How Python Makes Working with Data More Difficult in the Long Run - ingve
https://jeffknupp.com/blog/2016/11/13/how-python-makes-working-with-data-more-difficult-in-the-long-run/
======
HelloNurse
Writing or modifying either program, the explicit Go one and the automagical
Python one, requires reading and understanding exactly the same amount of etcd
documentation: both programs are going to perform the same computations with
the same parts of the JSON structure.

If etcd changes its file format or API, both programs break in the exact same
way. Fixing the Go program requires adjusting boilerplate code that the Python
program doesn't have, but it's unlikely to be difficult.

Comments and names in the Go example summarize etcd documentation and API for
no good reason, creating significant ambiguity and an unnecessary maintenance
burden. The only point of authority is etcd documentation, not client code.
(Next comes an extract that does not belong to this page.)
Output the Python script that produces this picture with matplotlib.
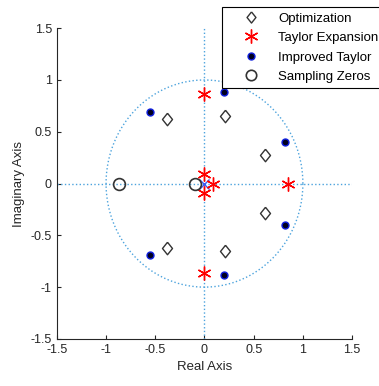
import numpy as np
import matplotlib.pyplot as plt
from matplotlib.lines import Line2D

plt.rcParams['font.family'] = ['Liberation Sans', 'DejaVu Sans']

# zero locations
opt_re = [-0.38, -0.38, 0.21, 0.21, 0.62, 0.62]
opt_im = [0.62, -0.62, 0.65, -0.65, 0.28, -0.28]

taylor_re = [0.0, 0.0, 0.0, 0.0, 0.09, 0.85]
taylor_im = [0.86, -0.86, 0.09, -0.09, 0.0, 0.0]

impr_re = [-0.55, -0.55, 0.20, 0.20, 0.82, 0.82]
impr_im = [0.69, -0.69, 0.88, -0.88, 0.40, -0.40]

samp_re = [-0.87, -0.10]
samp_im = [0.0, 0.0]

pole_re = [0.0]
pole_im = [0.0]

labels = ['Optimization', 'Taylor Expansion', 'Improved Taylor', 'Sampling Zeros']

grid_col = '#4ca3dd'
txt_col = '#262626'
diamond = [(0, 1), (0.8, 0), (0, -1), (-0.8, 0), (0, 1)]

fig = plt.figure(figsize=(3.79, 3.86), dpi=100)
ax = fig.add_axes([0.150, 0.122, 0.779, 0.805])

# unit circle and axes lines
t = np.linspace(0, 2 * np.pi, 400)
ax.plot(np.cos(t), np.sin(t), ':', color=grid_col, lw=1)
ax.plot([-1.5, 1.5], [0, 0], ':', color=grid_col, lw=1)
ax.plot([0, 0], [-1.5, 1.5], ':', color=grid_col, lw=1)

ax.plot(pole_re, pole_im, 'x', color='#3b5cf5', ms=7, mew=1)
h1, = ax.plot(opt_re, opt_im, marker=diamond, mfc='none', mec='#333333',
              ms=9, mew=1, ls='none')
# MATLAB-style asterisk
ax.plot(taylor_re, taylor_im, marker=(6, 2, 0), color='red', ms=10, mew=1,
        ls='none')
h3, = ax.plot(impr_re, impr_im, 'o', mfc='#000020', mec='#1020e0', ms=5,
              mew=1, ls='none')
h4, = ax.plot(samp_re, samp_im, 'o', mfc='none', mec='#333333', ms=8.5,
              mew=1.2, ls='none')

ax.set_xlim(-1.5, 1.5)
ax.set_ylim(-1.5, 1.5)
ax.set_xticks([-1.5, -1, -0.5, 0, 0.5, 1, 1.5])
ax.set_xticklabels(['-1.5', '-1', '-0.5', '0', '0.5', '1', '1.5'])
ax.set_yticks([-1.5, -1, -0.5, 0, 0.5, 1, 1.5])
ax.set_yticklabels(['-1.5', '-1', '-0.5', '0', '0.5', '1', '1.5'])
ax.spines['top'].set_visible(False)
ax.spines['right'].set_visible(False)
for s in ['left', 'bottom']:
    ax.spines[s].set_color(txt_col)
    ax.spines[s].set_linewidth(0.8)
ax.tick_params(labelsize=9, colors=txt_col, direction='in', length=3)
ax.set_xlabel('Real Axis', fontsize=9.5, color=txt_col)
ax.set_ylabel('Imaginary Axis', fontsize=9.5, color=txt_col)

d_leg = Line2D([], [], marker=diamond, mfc='none', mec='#333333', ms=8,
               mew=1, ls='none')
star = Line2D([], [], marker=(6, 2, 0), color='red', ms=10, mew=1, ls='none')
dot = Line2D([], [], marker='o', mfc='#000020', mec='#1020e0', ms=5, mew=1,
             ls='none')
circ = Line2D([], [], marker='o', mfc='none', mec='#333333', ms=7.5, mew=1.2,
              ls='none')
leg = fig.legend([d_leg, star, dot, circ], labels,
                 loc='upper left', bbox_to_anchor=(222 / 379, 1 - 7 / 386),
                 borderaxespad=0, fontsize=9.5, frameon=True, fancybox=False,
                 edgecolor='black', framealpha=1, borderpad=0.4,
                 labelspacing=0.55, handlelength=3.6, handletextpad=0.25)
leg.get_frame().set_linewidth(0.8)

plt.savefig('out.png', dpi=100)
The "uh" programmer in the example is a strawman and an idiot. Remotely
professional real people read documentation instead of guessing or making
assumptions; no significant skills are required.

------
collyw
> Python's dynamic type system means that, in most cases, you don't have to
> enumerate the complete set of fields, types, and value constraints that
> define the data as it moves through your system. You can just jam it all in
> a dict! Heterogeneous values FTW!

Then he goes on to complain about working with the data in this way.

I don't usually the problems he complains about,because I usually put my data
in a relational database essentially "enumerating the complex set of fields"
before working with it.